## Start Supplied material
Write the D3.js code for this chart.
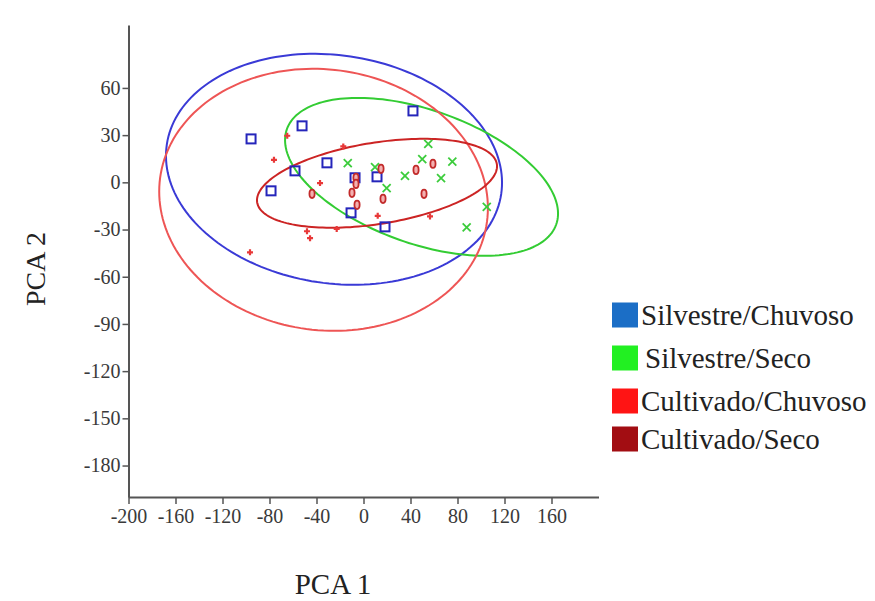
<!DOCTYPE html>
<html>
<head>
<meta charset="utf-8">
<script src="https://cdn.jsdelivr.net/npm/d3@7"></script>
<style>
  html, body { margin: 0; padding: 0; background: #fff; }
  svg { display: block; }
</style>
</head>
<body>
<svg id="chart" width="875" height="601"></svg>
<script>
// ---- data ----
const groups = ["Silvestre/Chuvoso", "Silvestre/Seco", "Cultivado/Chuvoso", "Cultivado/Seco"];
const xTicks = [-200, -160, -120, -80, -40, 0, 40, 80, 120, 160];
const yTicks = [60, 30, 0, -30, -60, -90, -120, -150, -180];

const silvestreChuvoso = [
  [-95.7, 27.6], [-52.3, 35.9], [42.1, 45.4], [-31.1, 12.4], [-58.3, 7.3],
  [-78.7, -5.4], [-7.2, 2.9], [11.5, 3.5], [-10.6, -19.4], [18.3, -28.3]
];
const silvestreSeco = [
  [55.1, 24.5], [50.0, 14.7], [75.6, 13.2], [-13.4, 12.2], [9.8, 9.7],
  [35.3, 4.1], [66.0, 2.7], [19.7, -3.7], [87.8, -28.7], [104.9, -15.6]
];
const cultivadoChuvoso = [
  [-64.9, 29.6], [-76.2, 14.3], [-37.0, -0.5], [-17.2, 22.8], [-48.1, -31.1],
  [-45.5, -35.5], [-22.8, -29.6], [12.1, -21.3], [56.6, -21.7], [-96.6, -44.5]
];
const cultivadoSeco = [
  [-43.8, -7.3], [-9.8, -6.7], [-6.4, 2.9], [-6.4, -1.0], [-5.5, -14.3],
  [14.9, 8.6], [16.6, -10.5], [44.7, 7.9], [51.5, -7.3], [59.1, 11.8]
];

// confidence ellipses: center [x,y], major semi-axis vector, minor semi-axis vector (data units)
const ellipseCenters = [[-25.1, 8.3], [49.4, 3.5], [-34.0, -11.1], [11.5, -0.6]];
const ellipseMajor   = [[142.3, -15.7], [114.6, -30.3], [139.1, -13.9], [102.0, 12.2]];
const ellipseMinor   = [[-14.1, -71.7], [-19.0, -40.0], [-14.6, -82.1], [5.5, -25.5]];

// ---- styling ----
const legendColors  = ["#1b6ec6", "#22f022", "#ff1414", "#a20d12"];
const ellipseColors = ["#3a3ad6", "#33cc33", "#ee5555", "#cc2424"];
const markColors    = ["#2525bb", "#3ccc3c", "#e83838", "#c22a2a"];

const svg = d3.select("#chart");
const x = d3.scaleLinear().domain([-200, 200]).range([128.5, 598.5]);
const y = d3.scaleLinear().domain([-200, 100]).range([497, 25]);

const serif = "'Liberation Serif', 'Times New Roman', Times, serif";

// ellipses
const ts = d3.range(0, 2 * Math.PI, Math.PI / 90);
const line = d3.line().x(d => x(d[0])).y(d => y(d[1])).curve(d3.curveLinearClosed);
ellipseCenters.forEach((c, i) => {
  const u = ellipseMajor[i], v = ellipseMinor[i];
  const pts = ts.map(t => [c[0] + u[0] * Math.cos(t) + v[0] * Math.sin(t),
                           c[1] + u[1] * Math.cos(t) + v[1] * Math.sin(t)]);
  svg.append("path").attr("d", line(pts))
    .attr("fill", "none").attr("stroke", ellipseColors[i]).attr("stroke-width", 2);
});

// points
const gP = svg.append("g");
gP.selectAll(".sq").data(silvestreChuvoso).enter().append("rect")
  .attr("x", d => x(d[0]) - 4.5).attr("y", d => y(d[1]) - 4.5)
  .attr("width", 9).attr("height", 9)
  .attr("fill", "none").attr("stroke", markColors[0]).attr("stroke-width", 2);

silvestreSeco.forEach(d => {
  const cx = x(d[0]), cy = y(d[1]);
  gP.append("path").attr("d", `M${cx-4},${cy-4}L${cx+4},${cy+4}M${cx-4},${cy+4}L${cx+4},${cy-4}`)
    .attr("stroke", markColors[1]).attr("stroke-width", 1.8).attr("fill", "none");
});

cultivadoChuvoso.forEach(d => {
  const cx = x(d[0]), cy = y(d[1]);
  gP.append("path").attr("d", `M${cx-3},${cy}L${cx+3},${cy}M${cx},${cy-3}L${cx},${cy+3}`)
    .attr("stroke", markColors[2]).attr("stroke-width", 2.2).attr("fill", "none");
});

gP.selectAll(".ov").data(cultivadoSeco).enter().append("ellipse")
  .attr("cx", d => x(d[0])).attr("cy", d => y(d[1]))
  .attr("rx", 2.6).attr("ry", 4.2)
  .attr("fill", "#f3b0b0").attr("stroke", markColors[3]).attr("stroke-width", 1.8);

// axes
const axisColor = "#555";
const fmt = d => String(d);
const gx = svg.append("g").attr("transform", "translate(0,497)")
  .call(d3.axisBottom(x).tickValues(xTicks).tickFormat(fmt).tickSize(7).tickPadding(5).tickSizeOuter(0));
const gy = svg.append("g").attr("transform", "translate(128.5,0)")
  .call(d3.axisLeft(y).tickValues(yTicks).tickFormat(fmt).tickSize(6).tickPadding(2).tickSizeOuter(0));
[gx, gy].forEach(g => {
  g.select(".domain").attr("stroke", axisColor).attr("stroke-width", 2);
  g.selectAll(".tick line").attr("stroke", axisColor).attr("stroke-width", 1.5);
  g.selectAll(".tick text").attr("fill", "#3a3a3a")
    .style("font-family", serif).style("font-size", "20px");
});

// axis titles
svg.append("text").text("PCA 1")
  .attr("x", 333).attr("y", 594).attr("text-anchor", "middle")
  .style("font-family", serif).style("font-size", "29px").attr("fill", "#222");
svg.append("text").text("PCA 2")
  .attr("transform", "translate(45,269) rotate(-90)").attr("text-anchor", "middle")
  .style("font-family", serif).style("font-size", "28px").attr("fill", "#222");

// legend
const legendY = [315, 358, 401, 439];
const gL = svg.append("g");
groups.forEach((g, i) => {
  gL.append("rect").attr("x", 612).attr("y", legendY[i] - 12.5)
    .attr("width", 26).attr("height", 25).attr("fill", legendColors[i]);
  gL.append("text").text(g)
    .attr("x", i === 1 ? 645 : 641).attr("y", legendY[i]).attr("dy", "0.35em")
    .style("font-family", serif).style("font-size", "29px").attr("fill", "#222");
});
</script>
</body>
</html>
## End Supplied material
Task requirements — All the material shown above is to be copied exactly, with no pictures carried over.

Solution to the problem —
Write the D3.js code for this chart.
<!DOCTYPE html>
<html>
<head>
<meta charset="utf-8">
<script src="https://cdn.jsdelivr.net/npm/d3@7"></script>
<style>
  html, body { margin: 0; padding: 0; background: #fff; }
  svg { display: block; }
</style>
</head>
<body>
<svg id="chart" width="875" height="601"></svg>
<script>
// ---- data ----
const groups = ["Silvestre/Chuvoso", "Silvestre/Seco", "Cultivado/Chuvoso", "Cultivado/Seco"];
const xTicks = [-200, -160, -120, -80, -40, 0, 40, 80, 120, 160];
const yTicks = [60, 30, 0, -30, -60, -90, -120, -150, -180];

const silvestreChuvoso = [
  [-95.7, 27.6], [-52.3, 35.9], [42.1, 45.4], [-31.1, 12.4], [-58.3, 7.3],
  [-78.7, -5.4], [-7.2, 2.9], [11.5, 3.5], [-10.6, -19.4], [18.3, -28.3]
];
const silvestreSeco = [
  [55.1, 24.5], [50.0, 14.7], [75.6, 13.2], [-13.4, 12.2], [9.8, 9.7],
  [35.3, 4.1], [66.0, 2.7], [19.7, -3.7], [87.8, -28.7], [104.9, -15.6]
];
const cultivadoChuvoso = [
  [-64.9, 29.6], [-76.2, 14.3], [-37.0, -0.5], [-17.2, 22.8], [-48.1, -31.1],
  [-45.5, -35.5], [-22.8, -29.6], [12.1, -21.3], [56.6, -21.7], [-96.6, -44.5]
];
const cultivadoSeco = [
  [-43.8, -7.3], [-9.8, -6.7], [-6.4, 2.9], [-6.4, -1.0], [-5.5, -14.3],
  [14.9, 8.6], [16.6, -10.5], [44.7, 7.9], [51.5, -7.3], [59.1, 11.8]
];

// confidence ellipses: center [x,y], major semi-axis vector, minor semi-axis vector (data units)
const ellipseCenters = [[-25.1, 8.3], [49.4, 3.5], [-34.0, -11.1], [11.5, -0.6]];
const ellipseMajor   = [[142.3, -15.7], [114.6, -30.3], [139.1, -13.9], [102.0, 12.2]];
const ellipseMinor   = [[-14.1, -71.7], [-19.0, -40.0], [-14.6, -82.1], [5.5, -25.5]];

// ---- styling ----
const legendColors  = ["#1b6ec6", "#22f022", "#ff1414", "#a20d12"];
const ellipseColors = ["#3a3ad6", "#33cc33", "#ee5555", "#cc2424"];
const markColors    = ["#2525bb", "#3ccc3c", "#e83838", "#c22a2a"];

const svg = d3.select("#chart");
const x = d3.scaleLinear().domain([-200, 200]).range([128.5, 598.5]);
const y = d3.scaleLinear().domain([-200, 100]).range([497, 25]);

const serif = "'Liberation Serif', 'Times New Roman', Times, serif";

// ellipses
const ts = d3.range(0, 2 * Math.PI, Math.PI / 90);
const line = d3.line().x(d => x(d[0])).y(d => y(d[1])).curve(d3.curveLinearClosed);
ellipseCenters.forEach((c, i) => {
  const u = ellipseMajor[i], v = ellipseMinor[i];
  const pts = ts.map(t => [c[0] + u[0] * Math.cos(t) + v[0] * Math.sin(t),
                           c[1] + u[1] * Math.cos(t) + v[1] * Math.sin(t)]);
  svg.append("path").attr("d", line(pts))
    .attr("fill", "none").attr("stroke", ellipseColors[i]).attr("stroke-width", 2);
});

// points
const gP = svg.append("g");
gP.selectAll(".sq").data(silvestreChuvoso).enter().append("rect")
  .attr("x", d => x(d[0]) - 4.5).attr("y", d => y(d[1]) - 4.5)
  .attr("width", 9).attr("height", 9)
  .attr("fill", "none").attr("stroke", markColors[0]).attr("stroke-width", 2);

silvestreSeco.forEach(d => {
  const cx = x(d[0]), cy = y(d[1]);
  gP.append("path").attr("d", `M${cx-4},${cy-4}L${cx+4},${cy+4}M${cx-4},${cy+4}L${cx+4},${cy-4}`)
    .attr("stroke", markColors[1]).attr("stroke-width", 1.8).attr("fill", "none");
});

cultivadoChuvoso.forEach(d => {
  const cx = x(d[0]), cy = y(d[1]);
  gP.append("path").attr("d", `M${cx-3},${cy}L${cx+3},${cy}M${cx},${cy-3}L${cx},${cy+3}`)
    .attr("stroke", markColors[2]).attr("stroke-width", 2.2).attr("fill", "none");
});

gP.selectAll(".ov").data(cultivadoSeco).enter().append("ellipse")
  .attr("cx", d => x(d[0])).attr("cy", d => y(d[1]))
  .attr("rx", 2.6).attr("ry", 4.2)
  .attr("fill", "#f3b0b0").attr("stroke", markColors[3]).attr("stroke-width", 1.8);

// axes
const axisColor = "#555";
const fmt = d => String(d);
const gx = svg.append("g").attr("transform", "translate(0,497)")
  .call(d3.axisBottom(x).tickValues(xTicks).tickFormat(fmt).tickSize(7).tickPadding(5).tickSizeOuter(0));
const gy = svg.append("g").attr("transform", "translate(128.5,0)")
  .call(d3.axisLeft(y).tickValues(yTicks).tickFormat(fmt).tickSize(6).tickPadding(2).tickSizeOuter(0));
[gx, gy].forEach(g => {
  g.select(".domain").attr("stroke", axisColor).attr("stroke-width", 2);
  g.selectAll(".tick line").attr("stroke", axisColor).attr("stroke-width", 1.5);
  g.selectAll(".tick text").attr("fill", "#3a3a3a")
    .style("font-family", serif).style("font-size", "20px");
});

// axis titles
svg.append("text").text("PCA 1")
  .attr("x", 333).attr("y", 594).attr("text-anchor", "middle")
  .style("font-family", serif).style("font-size", "29px").attr("fill", "#222");
svg.append("text").text("PCA 2")
  .attr("transform", "translate(45,269) rotate(-90)").attr("text-anchor", "middle")
  .style("font-family", serif).style("font-size", "28px").attr("fill", "#222");

// legend
const legendY = [315, 358, 401, 439];
const gL = svg.append("g");
groups.forEach((g, i) => {
  gL.append("rect").attr("x", 612).attr("y", legendY[i] - 12.5)
    .attr("width", 26).attr("height", 25).attr("fill", legendColors[i]);
  gL.append("text").text(g)
    .attr("x", i === 1 ? 645 : 641).attr("y", legendY[i]).attr("dy", "0.35em")
    .style("font-family", serif).style("font-size", "29px").attr("fill", "#222");
});
</script>
</body>
</html>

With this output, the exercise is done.